Township in Ohio, US

Madison Township is one of the twelve townships of Vinton County, Ohio, United States. The 2020 census found 532 people in the township, 230 of whom lived in the village of Zaleski.

==Geography==
Located in the center of the county, it borders the following townships:
- Brown Township: north
- Knox Township: east
- Vinton Township: south
- Clinton Township: southwest corner
- Elk Township: west
- Swan Township: northwest corner

It is one of only two county townships without a border on another county.

Zaleski, the second-smallest village in Vinton County, is located in northwestern Madison Township.
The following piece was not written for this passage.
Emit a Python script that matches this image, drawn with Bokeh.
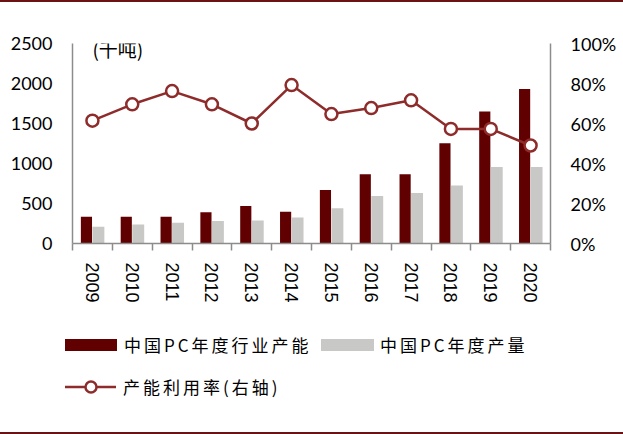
from bokeh.plotting import figure
from bokeh.models import (Range1d, LinearAxis, FixedTicker, NumeralTickFormatter,
                          Label, Div, ColumnDataSource)
from bokeh.layouts import column
from bokeh.embed import file_html
from bokeh.resources import INLINE

years = ["2009", "2010", "2011", "2012", "2013", "2014",
         "2015", "2016", "2017", "2018", "2019", "2020"]
capacity = [334, 334, 334, 392, 470, 396, 668, 866, 866, 1254, 1650, 1931]
production = [210, 239, 260, 281, 288, 326, 442, 594, 631, 726, 957, 957]
utilization = [0.614, 0.696, 0.762, 0.696, 0.600, 0.792, 0.647, 0.677, 0.716, 0.573, 0.573, 0.490]
left_ticks = [0, 500, 1000, 1500, 2000, 2500]
right_ticks = [0, 0.2, 0.4, 0.6, 0.8, 1.0]

name_cap = "中国PC年度行业产能"
name_prod = "中国PC年度产量"
name_util = "产能利用率(右轴)"
unit_text = "(千吨)"

idx = list(range(len(years)))
src = ColumnDataSource(dict(
    xc=[i + 0.35 for i in idx],
    xp=[i + 0.65 for i in idx],
    xm=[i + 0.5 for i in idx],
    cap=capacity, prod=production, util=utilization,
))

DARK = "#600000"
GRAY = "#c8c8c6"
RED = "#8e2b2b"
AXIS = "#8c8c8c"
RULE = "#6b1214"

p = figure(width=623, height=310, x_range=Range1d(0, 12), y_range=Range1d(0, 2500),
           output_backend="svg", toolbar_location=None, margin=0,
           min_border_left=72, min_border_right=73, min_border_top=41, min_border_bottom=69)
p.extra_y_ranges = {"pct": Range1d(0, 1)}
p.grid.visible = False
p.outline_line_color = None

p.vbar(x="xc", top="cap", width=0.28, bottom=0, source=src,
       fill_color=DARK, line_color=None)
p.vbar(x="xp", top="prod", width=0.30, bottom=0, source=src,
       fill_color=GRAY, line_color=None)
p.line(x="xm", y="util", source=src, y_range_name="pct",
       line_color=RED, line_width=2.5)
p.scatter(x="xm", y="util", source=src, y_range_name="pct", size=12,
          fill_color="white", line_color=RED, line_width=2.5)

# bottom axis
xa = p.xaxis[0]
xa.ticker = FixedTicker(ticks=[i + 0.5 for i in idx], minor_ticks=list(range(len(years) + 1)))
xa.major_label_overrides = {i + 0.5: y for i, y in zip(idx, years)}
xa.major_tick_out = 0
xa.major_tick_in = 0
xa.minor_tick_out = 7
xa.minor_tick_in = 0
xa.minor_tick_line_color = AXIS
xa.minor_tick_line_width = 1.5
xa.axis_line_color = AXIS
xa.axis_line_width = 1.5
xa.major_label_orientation = "vertical"
xa.major_label_standoff = 12
xa.major_label_text_font = "Liberation Sans"
xa.major_label_text_font_size = "18px"
xa.major_label_text_color = "#000000"

# left axis
ya = p.yaxis[0]
ya.ticker = FixedTicker(ticks=left_ticks)
ya.major_tick_out = 0
ya.major_tick_in = 0
ya.minor_tick_out = 0
ya.minor_tick_in = 0
ya.axis_line_color = AXIS
ya.axis_line_width = 1.5
ya.major_label_standoff = 20
ya.major_label_text_font = "Lato"
ya.major_label_text_font_size = "18px"
ya.major_label_text_color = "#000000"

# right axis
ra = LinearAxis(y_range_name="pct", ticker=FixedTicker(ticks=right_ticks),
                formatter=NumeralTickFormatter(format="0%"))
ra.major_tick_out = 0
ra.major_tick_in = 0
ra.minor_tick_out = 0
ra.minor_tick_in = 0
ra.axis_line_color = AXIS
ra.axis_line_width = 1.5
ra.major_label_standoff = 20
ra.major_label_text_font = "Lato"
ra.major_label_text_font_size = "18px"
ra.major_label_text_color = "#000000"
p.add_layout(ra, "right")

p.add_layout(Label(x=0.5, y=2440, text=unit_text, text_font="Noto Sans CJK SC",
                   text_font_size="19px", text_baseline="middle", text_align="left",
                   text_color="#000000"))

# legend (HTML)
txt = ("position:absolute;height:20px;line-height:20px;white-space:nowrap;"
       "font-family:'Noto Sans CJK SC';font-size:17px;letter-spacing:3px;color:#000;")
legend_html = f"""
<div style="position:relative;width:623px;height:120px;">
  <div style="position:absolute;left:65px;top:27px;width:52px;height:12px;background:{DARK};"></div>
  <div style="{txt}left:124px;top:23px;">{name_cap}</div>
  <div style="position:absolute;left:321px;top:27px;width:53px;height:12px;background:{GRAY};"></div>
  <div style="{txt}left:380px;top:23px;">{name_prod}</div>
  <svg style="position:absolute;left:60px;top:63px;" width="62" height="24">
    <line x1="5" y1="12" x2="56" y2="12" stroke="{RED}" stroke-width="2.5"/>
    <circle cx="31" cy="12" r="5.5" fill="white" stroke="{RED}" stroke-width="2.5"/>
  </svg>
  <div style="{txt}left:123px;top:65px;">{name_util}</div>
</div>
"""
leg = Div(text=legend_html, width=623, height=120, margin=0)

top = Div(text="", width=623, height=2, margin=0, styles={"background-color": RULE})
bot = Div(text="", width=623, height=2, margin=0, styles={"background-color": RULE})
layout = column(top, p, leg, bot, spacing=0)

open("out.html", "w").write(file_html(layout, INLINE))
Prattsville is an unincorporated community in Madison Township, Vinton County, Ohio. It is located about 5 miles east of the county seat McArthur at the intersection of US 50 and State Route 278.

==Name and history==
It is one of twenty Madison Townships statewide.

==Government==
The township is governed by a three-member board of trustees, who are elected in November of odd-numbered years to a four-year term beginning on the following January 1. Two are elected in the year after the presidential election and one is elected in the year before it. There is also an elected township fiscal officer, who serves a four-year term beginning on April 1 of the year after the election, which is held in November of the year before the presidential election. Vacancies in the fiscal officership or on the board of trustees are filled by the remaining trustees.